• **Directions for this task**
Reproduce from the records below, with no pictures, exactly the lines between the one containing "Rebuild this diagram" and the one containing "(t2) at (143,147)", inclusive.

• **Data in this exercise**
------------------------------------------------------------

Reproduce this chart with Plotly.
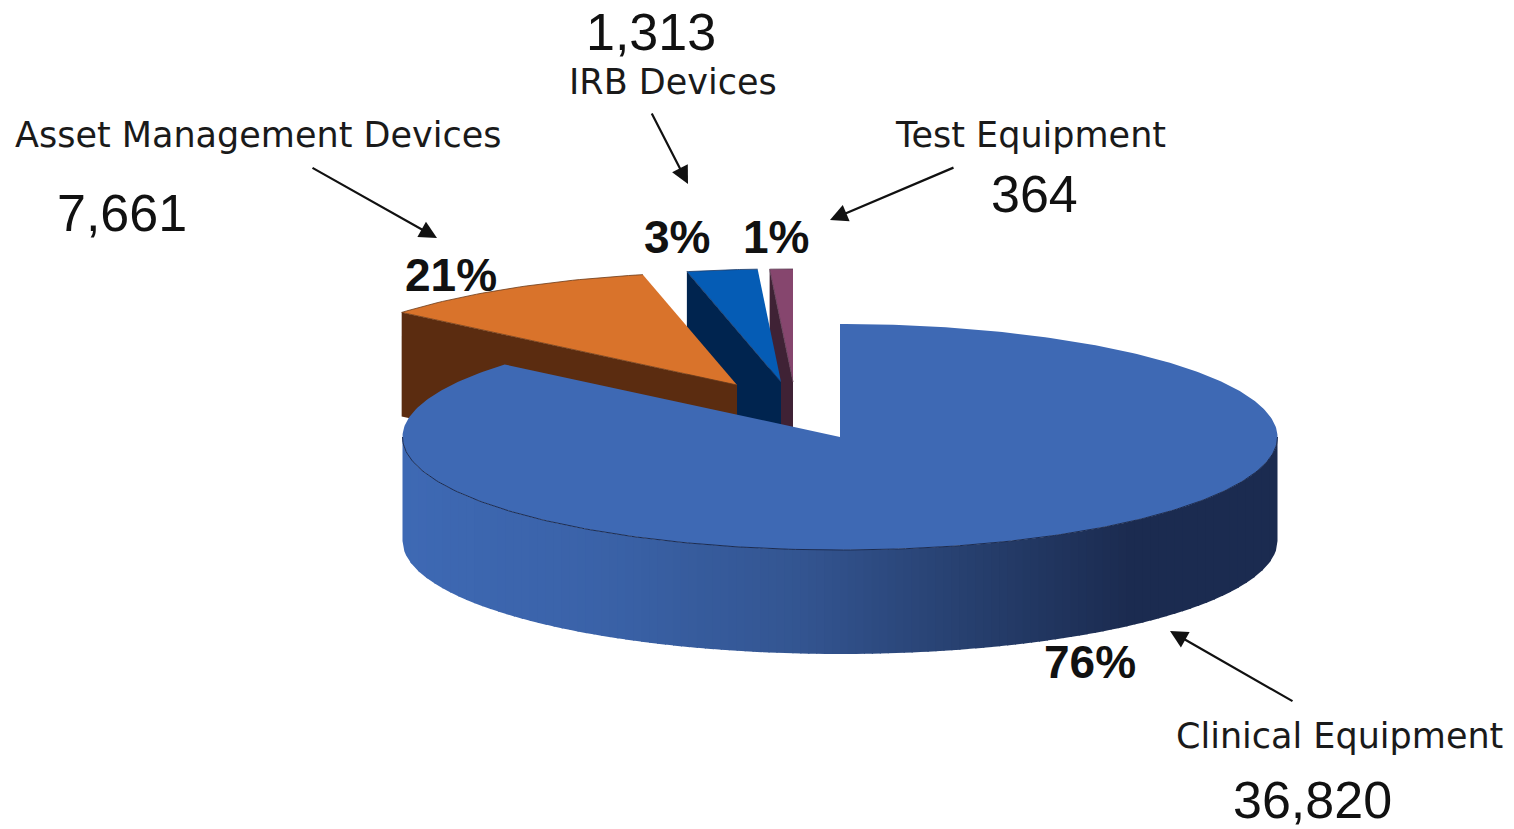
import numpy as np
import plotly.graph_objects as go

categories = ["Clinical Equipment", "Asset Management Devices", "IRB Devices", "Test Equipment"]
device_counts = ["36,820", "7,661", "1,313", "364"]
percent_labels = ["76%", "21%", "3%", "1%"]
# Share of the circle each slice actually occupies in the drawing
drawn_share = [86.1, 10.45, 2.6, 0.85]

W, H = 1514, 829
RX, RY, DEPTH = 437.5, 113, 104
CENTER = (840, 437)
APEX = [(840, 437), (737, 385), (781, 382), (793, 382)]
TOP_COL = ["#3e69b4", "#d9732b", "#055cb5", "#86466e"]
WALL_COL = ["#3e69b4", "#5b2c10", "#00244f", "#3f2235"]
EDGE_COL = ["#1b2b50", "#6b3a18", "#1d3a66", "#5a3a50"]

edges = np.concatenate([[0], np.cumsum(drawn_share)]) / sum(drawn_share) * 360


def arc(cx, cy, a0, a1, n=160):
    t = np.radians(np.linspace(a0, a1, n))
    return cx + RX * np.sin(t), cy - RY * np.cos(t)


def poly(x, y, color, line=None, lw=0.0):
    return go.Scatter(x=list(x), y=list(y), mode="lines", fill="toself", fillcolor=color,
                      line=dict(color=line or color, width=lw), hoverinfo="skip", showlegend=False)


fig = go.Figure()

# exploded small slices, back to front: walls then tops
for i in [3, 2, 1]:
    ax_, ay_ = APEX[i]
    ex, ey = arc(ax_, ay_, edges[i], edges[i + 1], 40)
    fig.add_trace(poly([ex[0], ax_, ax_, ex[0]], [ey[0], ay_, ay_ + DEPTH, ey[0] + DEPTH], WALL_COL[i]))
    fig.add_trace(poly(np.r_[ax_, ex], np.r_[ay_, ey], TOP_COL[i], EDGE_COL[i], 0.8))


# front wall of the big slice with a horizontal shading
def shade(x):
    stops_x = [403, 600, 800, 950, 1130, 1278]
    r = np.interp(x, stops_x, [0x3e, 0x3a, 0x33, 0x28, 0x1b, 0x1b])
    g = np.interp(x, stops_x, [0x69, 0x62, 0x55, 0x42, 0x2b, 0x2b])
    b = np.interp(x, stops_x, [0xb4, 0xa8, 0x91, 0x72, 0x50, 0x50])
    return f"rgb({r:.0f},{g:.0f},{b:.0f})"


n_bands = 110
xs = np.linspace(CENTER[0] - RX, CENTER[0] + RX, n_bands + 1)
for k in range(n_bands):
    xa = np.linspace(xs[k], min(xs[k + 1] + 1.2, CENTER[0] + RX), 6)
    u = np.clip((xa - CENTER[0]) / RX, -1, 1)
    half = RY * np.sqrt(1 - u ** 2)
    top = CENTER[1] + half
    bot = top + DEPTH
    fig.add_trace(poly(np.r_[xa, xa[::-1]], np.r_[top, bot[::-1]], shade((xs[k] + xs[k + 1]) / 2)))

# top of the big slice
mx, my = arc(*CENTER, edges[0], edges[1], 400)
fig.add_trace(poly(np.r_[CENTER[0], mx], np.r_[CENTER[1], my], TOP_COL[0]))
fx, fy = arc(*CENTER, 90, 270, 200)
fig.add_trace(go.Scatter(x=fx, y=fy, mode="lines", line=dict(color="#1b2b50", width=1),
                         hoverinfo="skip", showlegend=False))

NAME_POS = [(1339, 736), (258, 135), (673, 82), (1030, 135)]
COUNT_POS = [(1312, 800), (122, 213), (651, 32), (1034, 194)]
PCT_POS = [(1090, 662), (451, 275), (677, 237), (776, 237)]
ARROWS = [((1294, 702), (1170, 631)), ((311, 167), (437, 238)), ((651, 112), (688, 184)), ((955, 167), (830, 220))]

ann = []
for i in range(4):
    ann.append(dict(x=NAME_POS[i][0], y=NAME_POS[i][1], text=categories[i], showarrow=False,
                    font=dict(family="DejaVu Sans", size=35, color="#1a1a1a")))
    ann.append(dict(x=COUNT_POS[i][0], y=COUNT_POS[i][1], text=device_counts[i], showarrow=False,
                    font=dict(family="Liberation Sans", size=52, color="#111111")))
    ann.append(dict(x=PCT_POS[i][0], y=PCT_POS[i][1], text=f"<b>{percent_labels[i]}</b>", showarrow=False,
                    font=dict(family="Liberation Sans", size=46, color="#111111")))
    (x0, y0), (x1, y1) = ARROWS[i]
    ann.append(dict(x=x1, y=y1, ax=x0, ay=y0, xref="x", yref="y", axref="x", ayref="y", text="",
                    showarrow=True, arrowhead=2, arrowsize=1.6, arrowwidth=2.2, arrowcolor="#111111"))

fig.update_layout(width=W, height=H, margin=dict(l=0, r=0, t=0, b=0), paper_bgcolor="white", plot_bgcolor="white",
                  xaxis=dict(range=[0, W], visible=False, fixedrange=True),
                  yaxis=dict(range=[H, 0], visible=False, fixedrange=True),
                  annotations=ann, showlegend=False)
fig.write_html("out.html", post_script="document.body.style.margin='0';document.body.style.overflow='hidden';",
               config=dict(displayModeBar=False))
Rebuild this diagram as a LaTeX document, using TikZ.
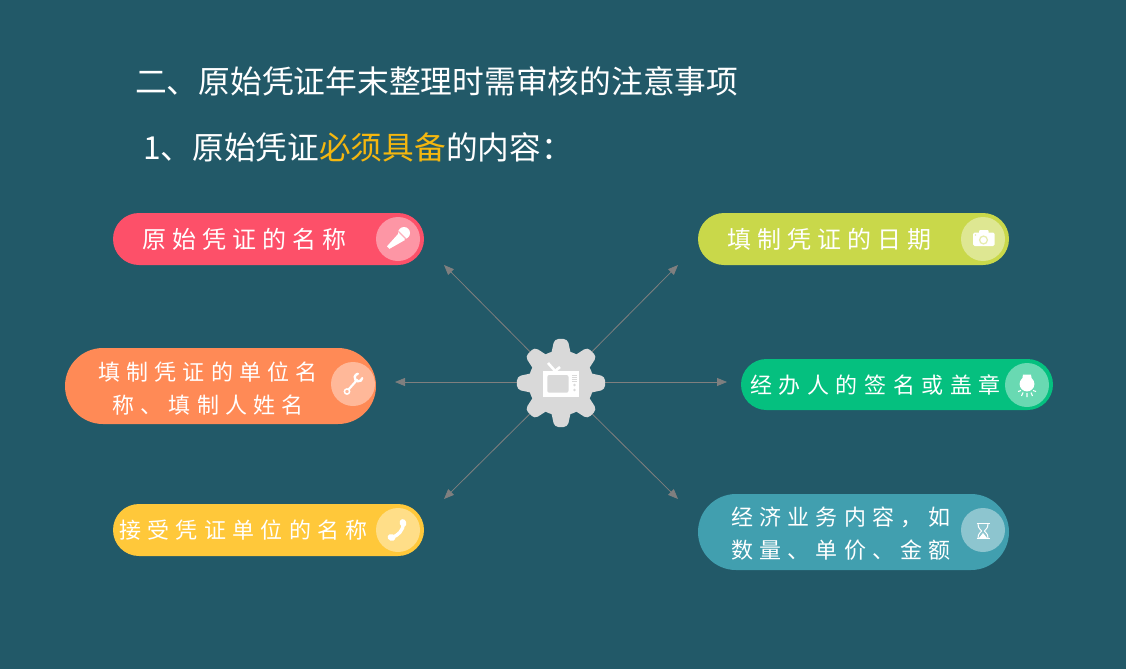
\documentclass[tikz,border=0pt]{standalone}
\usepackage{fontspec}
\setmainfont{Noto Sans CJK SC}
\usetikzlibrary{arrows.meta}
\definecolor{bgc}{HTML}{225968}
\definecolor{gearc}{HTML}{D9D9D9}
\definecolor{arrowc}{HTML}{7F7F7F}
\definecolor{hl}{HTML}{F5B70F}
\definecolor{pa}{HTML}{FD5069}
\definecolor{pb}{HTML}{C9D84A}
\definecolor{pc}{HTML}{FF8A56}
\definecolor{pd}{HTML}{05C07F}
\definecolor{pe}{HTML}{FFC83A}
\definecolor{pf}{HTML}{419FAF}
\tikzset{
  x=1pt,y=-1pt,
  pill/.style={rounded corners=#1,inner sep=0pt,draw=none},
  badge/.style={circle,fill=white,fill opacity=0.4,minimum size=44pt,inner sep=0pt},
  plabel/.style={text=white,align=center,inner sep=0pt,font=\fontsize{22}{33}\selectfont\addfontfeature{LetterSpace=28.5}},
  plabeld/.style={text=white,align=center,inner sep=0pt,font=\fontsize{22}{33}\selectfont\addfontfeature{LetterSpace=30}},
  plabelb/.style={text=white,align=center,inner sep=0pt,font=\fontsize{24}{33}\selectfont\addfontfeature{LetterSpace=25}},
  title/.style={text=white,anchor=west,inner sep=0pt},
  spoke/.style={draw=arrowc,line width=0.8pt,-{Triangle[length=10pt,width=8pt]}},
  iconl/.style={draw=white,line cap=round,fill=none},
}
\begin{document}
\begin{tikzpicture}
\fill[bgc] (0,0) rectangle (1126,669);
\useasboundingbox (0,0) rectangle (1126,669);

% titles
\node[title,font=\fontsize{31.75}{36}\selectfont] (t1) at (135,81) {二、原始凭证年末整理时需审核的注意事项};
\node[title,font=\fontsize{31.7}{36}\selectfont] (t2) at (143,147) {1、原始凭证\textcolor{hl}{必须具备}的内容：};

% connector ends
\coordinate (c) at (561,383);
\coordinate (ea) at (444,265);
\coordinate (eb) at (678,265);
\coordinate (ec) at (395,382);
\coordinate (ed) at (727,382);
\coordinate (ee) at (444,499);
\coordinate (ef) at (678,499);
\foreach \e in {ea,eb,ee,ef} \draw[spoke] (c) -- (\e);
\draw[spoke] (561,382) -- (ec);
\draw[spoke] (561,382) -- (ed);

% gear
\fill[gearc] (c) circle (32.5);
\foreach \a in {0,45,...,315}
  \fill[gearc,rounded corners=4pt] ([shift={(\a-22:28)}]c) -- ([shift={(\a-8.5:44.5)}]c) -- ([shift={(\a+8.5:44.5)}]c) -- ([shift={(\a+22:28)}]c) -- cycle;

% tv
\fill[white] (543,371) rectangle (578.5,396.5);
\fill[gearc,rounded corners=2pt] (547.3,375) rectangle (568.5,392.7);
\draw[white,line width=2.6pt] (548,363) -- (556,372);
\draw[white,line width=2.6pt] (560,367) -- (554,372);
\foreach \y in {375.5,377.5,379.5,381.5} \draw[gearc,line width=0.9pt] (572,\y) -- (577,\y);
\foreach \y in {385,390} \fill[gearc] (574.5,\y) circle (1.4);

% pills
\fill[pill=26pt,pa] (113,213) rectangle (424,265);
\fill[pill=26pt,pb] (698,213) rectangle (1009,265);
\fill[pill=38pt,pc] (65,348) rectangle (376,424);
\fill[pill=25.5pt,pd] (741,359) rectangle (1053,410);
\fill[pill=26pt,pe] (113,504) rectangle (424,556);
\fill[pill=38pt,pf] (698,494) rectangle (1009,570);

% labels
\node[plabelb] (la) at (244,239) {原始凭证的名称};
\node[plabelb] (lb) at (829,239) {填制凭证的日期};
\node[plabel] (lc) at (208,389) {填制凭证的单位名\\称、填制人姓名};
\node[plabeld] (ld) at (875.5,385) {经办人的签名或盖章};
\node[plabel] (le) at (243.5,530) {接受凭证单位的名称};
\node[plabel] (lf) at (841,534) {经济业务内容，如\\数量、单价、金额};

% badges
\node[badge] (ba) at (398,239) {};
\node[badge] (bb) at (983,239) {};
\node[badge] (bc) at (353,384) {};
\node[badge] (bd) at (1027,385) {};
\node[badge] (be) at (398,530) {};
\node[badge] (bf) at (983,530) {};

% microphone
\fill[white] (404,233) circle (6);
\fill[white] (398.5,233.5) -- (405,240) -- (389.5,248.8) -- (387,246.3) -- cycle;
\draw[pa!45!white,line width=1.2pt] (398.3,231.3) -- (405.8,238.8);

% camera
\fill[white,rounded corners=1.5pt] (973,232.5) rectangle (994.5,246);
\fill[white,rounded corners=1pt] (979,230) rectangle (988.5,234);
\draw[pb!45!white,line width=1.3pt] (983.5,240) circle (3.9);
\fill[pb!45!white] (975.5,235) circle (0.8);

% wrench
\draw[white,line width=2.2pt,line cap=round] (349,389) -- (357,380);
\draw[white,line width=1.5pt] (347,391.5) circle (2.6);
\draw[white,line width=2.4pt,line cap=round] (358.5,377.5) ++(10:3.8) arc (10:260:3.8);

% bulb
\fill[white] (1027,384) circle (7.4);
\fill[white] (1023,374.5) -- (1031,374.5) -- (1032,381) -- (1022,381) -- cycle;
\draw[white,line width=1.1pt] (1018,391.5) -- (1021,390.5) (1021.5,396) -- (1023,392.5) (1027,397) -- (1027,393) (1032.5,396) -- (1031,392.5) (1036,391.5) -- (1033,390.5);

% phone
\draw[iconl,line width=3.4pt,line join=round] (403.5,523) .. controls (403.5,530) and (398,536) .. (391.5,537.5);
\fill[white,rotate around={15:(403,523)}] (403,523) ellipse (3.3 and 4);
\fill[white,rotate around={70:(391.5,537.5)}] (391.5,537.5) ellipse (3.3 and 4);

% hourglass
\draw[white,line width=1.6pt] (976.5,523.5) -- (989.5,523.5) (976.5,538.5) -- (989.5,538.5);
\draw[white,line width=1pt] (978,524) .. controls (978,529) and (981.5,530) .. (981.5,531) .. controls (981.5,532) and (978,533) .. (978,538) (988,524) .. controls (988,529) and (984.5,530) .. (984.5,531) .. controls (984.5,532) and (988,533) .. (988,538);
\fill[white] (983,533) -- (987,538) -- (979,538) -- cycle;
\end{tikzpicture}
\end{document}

------------------------------------------------------------

• **The result**
Rebuild this diagram as a LaTeX document, using TikZ.
\documentclass[tikz,border=0pt]{standalone}
\usepackage{fontspec}
\setmainfont{Noto Sans CJK SC}
\usetikzlibrary{arrows.meta}
\definecolor{bgc}{HTML}{225968}
\definecolor{gearc}{HTML}{D9D9D9}
\definecolor{arrowc}{HTML}{7F7F7F}
\definecolor{hl}{HTML}{F5B70F}
\definecolor{pa}{HTML}{FD5069}
\definecolor{pb}{HTML}{C9D84A}
\definecolor{pc}{HTML}{FF8A56}
\definecolor{pd}{HTML}{05C07F}
\definecolor{pe}{HTML}{FFC83A}
\definecolor{pf}{HTML}{419FAF}
\tikzset{
  x=1pt,y=-1pt,
  pill/.style={rounded corners=#1,inner sep=0pt,draw=none},
  badge/.style={circle,fill=white,fill opacity=0.4,minimum size=44pt,inner sep=0pt},
  plabel/.style={text=white,align=center,inner sep=0pt,font=\fontsize{22}{33}\selectfont\addfontfeature{LetterSpace=28.5}},
  plabeld/.style={text=white,align=center,inner sep=0pt,font=\fontsize{22}{33}\selectfont\addfontfeature{LetterSpace=30}},
  plabelb/.style={text=white,align=center,inner sep=0pt,font=\fontsize{24}{33}\selectfont\addfontfeature{LetterSpace=25}},
  title/.style={text=white,anchor=west,inner sep=0pt},
  spoke/.style={draw=arrowc,line width=0.8pt,-{Triangle[length=10pt,width=8pt]}},
  iconl/.style={draw=white,line cap=round,fill=none},
}
\begin{document}
\begin{tikzpicture}
\fill[bgc] (0,0) rectangle (1126,669);
\useasboundingbox (0,0) rectangle (1126,669);

% titles
\node[title,font=\fontsize{31.75}{36}\selectfont] (t1) at (135,81) {二、原始凭证年末整理时需审核的注意事项};
\node[title,font=\fontsize{31.7}{36}\selectfont] (t2) at (143,147) {1、原始凭证\textcolor{hl}{必须具备}的内容：};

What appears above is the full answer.